Good thing the proofreader said something, or I might have had a flawed definition in the book.
Posted by The Curator  in  San Diego  on  Wed Dec 07, 2005  at  02:42 PM
In "Family Matters" (with Jaleel White as 'Steve Urkel') the Winslow family loses their youngest daughter, Judy, played by Jamie Foxworth walked up the stairs in the 3rd season and never came back.

They cut her due to budget, but I guess she never really died or anything - so I don't know if this would fit? But it's interesting ;')

Would characters from the hit TV show "Lost" count? They never come back and one just died recently!
Posted by Cindy  in  Elkins Park, PA  on  Wed Dec 07, 2005  at  03:23 PM
I think a great example would be the TV show Charmed. Shannen Doherty either quit or was fired because she didn't get along with Alyssa Milano. Her character was killed off, and she was even replaced by a new character, a previously-unknown half sister. I know she got fired from 90210 for similar reasons, but I don't know if they killed off her character or not.
Posted by Clare  in  Rhode Island  on  Wed Dec 07, 2005  at  04:11 PM
I'm glad you revised the definition, I thought the original definition was strange because on Xena anyone could come back to life from the afterworld.

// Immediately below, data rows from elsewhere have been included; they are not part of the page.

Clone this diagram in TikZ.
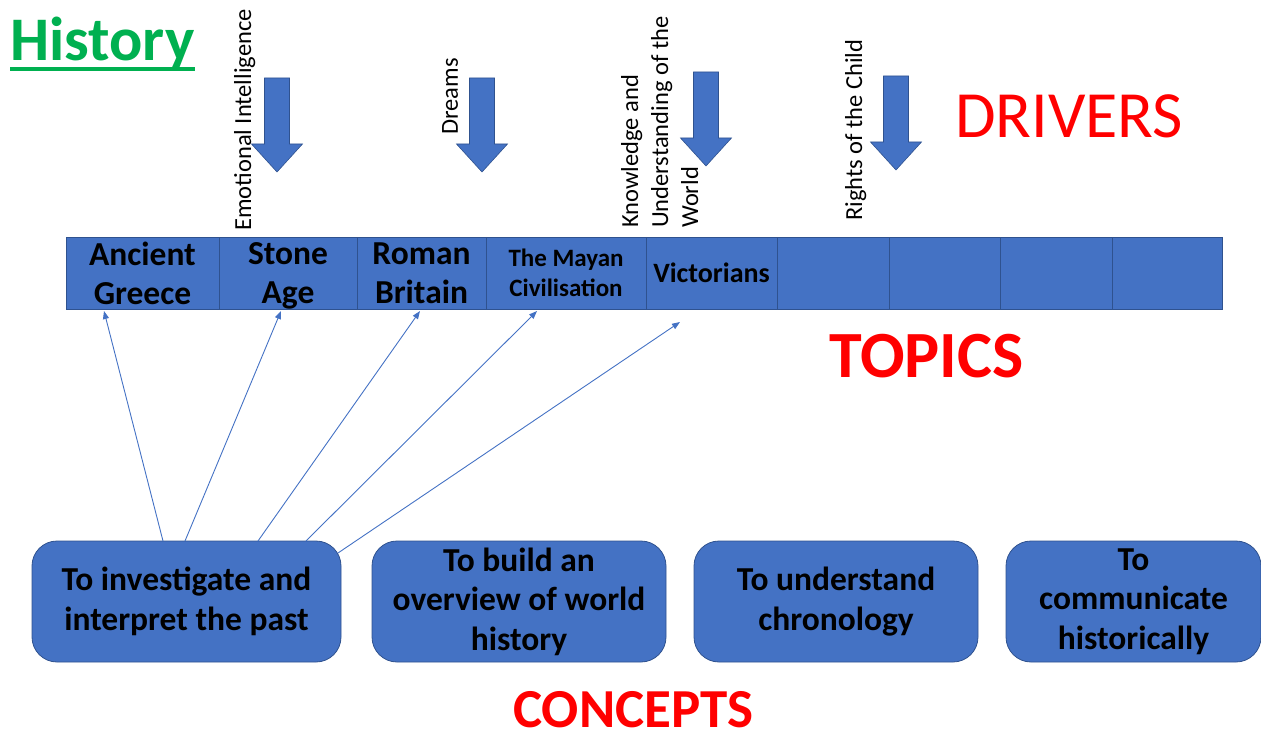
\documentclass[tikz,border=0pt]{standalone}
\usepackage{fontspec}
\setmainfont{Carlito}
\usepackage{tikz}
\usetikzlibrary{positioning, arrows.meta}
\definecolor{boxblue}{HTML}{4472C4}
\definecolor{edgeblue}{HTML}{2F528F}
\definecolor{histgreen}{HTML}{00B050}
\definecolor{headred}{HTML}{FF0000}

\tikzset{
  topic/.style={fill=boxblue, draw=edgeblue, line width=0.8pt, inner sep=0pt, outer sep=0pt,
                minimum height=72pt, align=center,
                font=\bfseries\fontsize{33.5}{39}\selectfont},
  concept/.style={fill=boxblue, draw=edgeblue, line width=0.8pt, rounded corners=25pt,
                  inner sep=0pt, outer sep=0pt, minimum height=121pt, align=center,
                  anchor=north west, font=\bfseries\fontsize{33.5}{39.5}\selectfont},
  driver/.style={rotate=90, anchor=north west, inner sep=0pt, align=left,
                 font=\fontsize{24.5}{30}\selectfont},
  drivearrow/.style={fill=boxblue, draw=edgeblue, line width=0.6pt},
  link/.style={draw=boxblue, line width=0.9pt, -{Triangle[length=8pt,width=6pt]}},
  heading/.style={text=headred, inner sep=0pt, anchor=base west, text depth=0pt}
}

\begin{document}
\begin{tikzpicture}[x=1pt, y=-1pt]
  \useasboundingbox (0,0) rectangle (1261,735);

  \node[heading, text=histgreen, font=\bfseries\fontsize{62}{62}\selectfont]
    (title) at (10,61) {History};
  \draw[histgreen, line width=4pt] ([yshift=-8pt]title.base west) -- ([yshift=-8pt]title.base east);

  % drivers
  \node[driver] (emotion) at (234,231) {Emotional Intelligence};
  \node[driver] (dreams) at (442,135) {Dreams};
  \node[driver] (world) at (621,228) {Knowledge and\\Understanding of the\\World};
  \node[driver] (rights) at (845,221) {Rights of the Child};
  \foreach \cx/\top in {277/78, 482/78, 706/72, 896/76}
    \draw[drivearrow] (\cx-12.5,\top) -- (\cx+12.5,\top) -- (\cx+12.5,\top+66)
      -- (\cx+25.5,\top+66) -- (\cx,\top+94) -- (\cx-25.5,\top+66)
      -- (\cx-12.5,\top+66) -- cycle;
  \node[heading, font=\fontsize{66}{66}\selectfont] (drivers) at (955,138) {DRIVERS};

  % topics
  \node[topic, minimum width=153pt, anchor=north west] (greece) at (66,237) {Ancient\\Greece};
  \node[topic, minimum width=138pt, right=0pt of greece] (stone) {Stone\\\smash{Age}};
  \node[topic, minimum width=129pt, right=0pt of stone] (roman) {Roman\\Britain};
  \node[topic, minimum width=160pt, right=0pt of roman,
        font=\bfseries\fontsize{25}{30}\selectfont] (mayan) {The Mayan\\Civilisation};
  \node[topic, minimum width=131pt, right=0pt of mayan,
        font=\bfseries\fontsize{28}{30}\selectfont] (victorians) {Victorians};
  \node[topic, minimum width=112pt, right=0pt of victorians] (blank1) {};
  \node[topic, minimum width=111pt, right=0pt of blank1] (blank2) {};
  \node[topic, minimum width=112pt, right=0pt of blank2] (blank3) {};
  \node[topic, minimum width=110pt, right=0pt of blank3] (blank4) {};
  \node[heading, font=\bfseries\fontsize{66}{66}\selectfont] (topics) at (829,377) {TOPICS};

  % concepts
  \node[concept, minimum width=309pt] (investigate) at (32,541) {To investigate and\\interpret the past};
  \node[concept, minimum width=294pt] (overview) at (372,541) {To build an\\overview of world\\history};
  \node[concept, minimum width=284pt] (chronology) at (694,541) {To understand\\chronology};
  \node[concept, minimum width=255pt] (communicate) at (1006,541) {To\\communicate\\historically};
  \node[heading, font=\bfseries\fontsize{55}{55}\selectfont] (concepts) at (513,727) {CONCEPTS};

  \draw[link] ([xshift=-23.5pt]investigate.north) -- ([xshift=-38.5pt, yshift=-2pt]greece.south);
  \draw[link] ([xshift=-1.5pt]investigate.north) -- ([xshift=-7pt, yshift=-2pt]stone.south);
  \draw[link] ([xshift=71.5pt]investigate.north) -- ([xshift=-1.5pt, yshift=-2pt]roman.south);
  \draw[link] ([xshift=119.5pt]investigate.north) -- ([xshift=-29pt, yshift=-2pt]mayan.south);
  \draw[link] ([xshift=-3pt, yshift=-12pt]investigate.north east) -- ([xshift=-31.5pt, yshift=-13pt]victorians.south);
\end{tikzpicture}
\end{document}
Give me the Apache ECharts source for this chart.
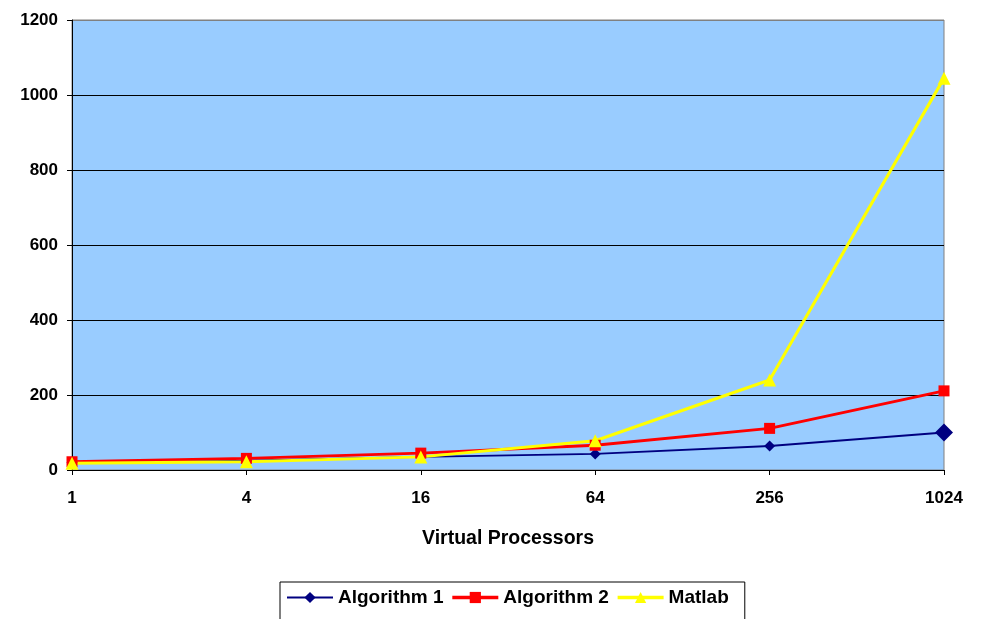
<!DOCTYPE html>
<html>
<head>
<meta charset="utf-8">
<script src="https://cdn.jsdelivr.net/npm/echarts@6/dist/echarts.min.js"></script>
<style>
  html, body { margin: 0; padding: 0; background: #fff; }
  #chart { width: 983px; height: 619px; }
</style>
</head>
<body>
<div id="chart"></div>
<script>
// Virtual processor counts on the horizontal axis
const processors = ['1', '4', '16', '64', '256', '1024'];

// Run times per method
const algorithm1 = [20, 25, 35, 43, 64, 100];
const algorithm2 = [22, 31, 45, 66, 111, 211];
const matlab = [18, 22, 35, 78, 240, 1045];

const yTicks = [0, 200, 400, 600, 800, 1000, 1200];

const FONT = '"Liberation Sans", Arial, sans-serif';

const chart = echarts.init(document.getElementById('chart'), null, { renderer: 'canvas' });

const gridLineColors = yTicks.map((v, i) => (i === yTicks.length - 1 ? '#808080' : '#000000'));

chart.setOption({
  animation: false,
  backgroundColor: '#ffffff',
  grid: {
    left: 72,
    right: 39,
    top: 20,
    bottom: 149,
    show: true,
    backgroundColor: '#99CCFF',
    borderColor: '#808080',
    borderWidth: 1
  },
  legend: {
    top: 582,
    left: 280,
    padding: [6, 16, 14, 6],
    itemGap: 7,
    itemWidth: 46,
    itemHeight: 14,
    borderColor: '#000000',
    borderWidth: 1,
    textStyle: { fontFamily: FONT, fontWeight: 'bold', fontSize: 19, color: '#000' },
    data: [
      { name: 'Algorithm 1', lineStyle: { width: 2 } },
      { name: 'Algorithm 2', lineStyle: { width: 3.5 } },
      { name: 'Matlab', lineStyle: { width: 3.5 } }
    ]
  },
  xAxis: {
    type: 'category',
    data: processors,
    boundaryGap: false,
    name: 'Virtual Processors',
    nameLocation: 'middle',
    nameGap: 59,
    nameTextStyle: { fontFamily: FONT, fontWeight: 'bold', fontSize: 19.5, color: '#000' },
    axisLine: { show: true, lineStyle: { color: '#000000', width: 1 } },
    axisTick: { show: true, inside: false, length: 5, lineStyle: { color: '#000000' } },
    axisLabel: { margin: 20, fontFamily: FONT, fontWeight: 'bold', fontSize: 17, color: '#000' },
    splitLine: { show: false }
  },
  yAxis: {
    type: 'value',
    min: yTicks[0],
    max: yTicks[yTicks.length - 1],
    interval: yTicks[1] - yTicks[0],
    axisLine: { show: true, lineStyle: { color: '#000000', width: 1 } },
    axisTick: { show: true, inside: false, length: 5, lineStyle: { color: '#000000' } },
    axisLabel: {
      margin: 14,
      fontFamily: FONT,
      fontWeight: 'bold',
      fontSize: 17,
      color: '#000',
      formatter: (v) => String(v)
    },
    splitLine: { show: true, lineStyle: { color: gridLineColors, width: 1 } }
  },
  series: [
    {
      name: 'Algorithm 1',
      type: 'line',
      data: algorithm1,
      color: '#000080',
      lineStyle: { width: 2, color: '#000080' },
      symbol: 'diamond',
      symbolSize: (val, params) => (params.dataIndex === processors.length - 1 ? 18 : 11),
      itemStyle: { color: '#000080' }
    },
    {
      name: 'Algorithm 2',
      type: 'line',
      data: algorithm2,
      color: '#FF0000',
      lineStyle: { width: 3, color: '#FF0000' },
      symbol: 'rect',
      symbolSize: 11,
      itemStyle: { color: '#FF0000' }
    },
    {
      name: 'Matlab',
      type: 'line',
      data: matlab,
      color: '#FFFF00',
      lineStyle: { width: 3, color: '#FFFF00' },
      symbol: 'triangle',
      symbolSize: 13,
      itemStyle: { color: '#FFFF00' }
    }
  ]
});
</script>
</body>
</html>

Of all of the examples the MASH one was the best because there was no way in Korea anyone was going to back to life.
Posted by Walt  in  Optical Illusions Etc...  on  Wed Dec 07, 2005  at  04:27 PM
How about Poochie from the Simpson's episode 'The Itchy & Scratchy & Poochie Show'? The universally despised Poochie vanishes from the cartoon and the viewers are told that 'Poochie died on the way back to his home planet'. The dialogue is then...

Poochie's dead! (laughs) (kids in audience cheer) Well kids, we all know that sometimes when cartoon characters die, they're back again the very next week. That's why I'm presenting this sworn affidavit that Poochie will never, ever, ever return!

This document conforms to all applicable laws and statutes.

You can't get much more unequivocal than that!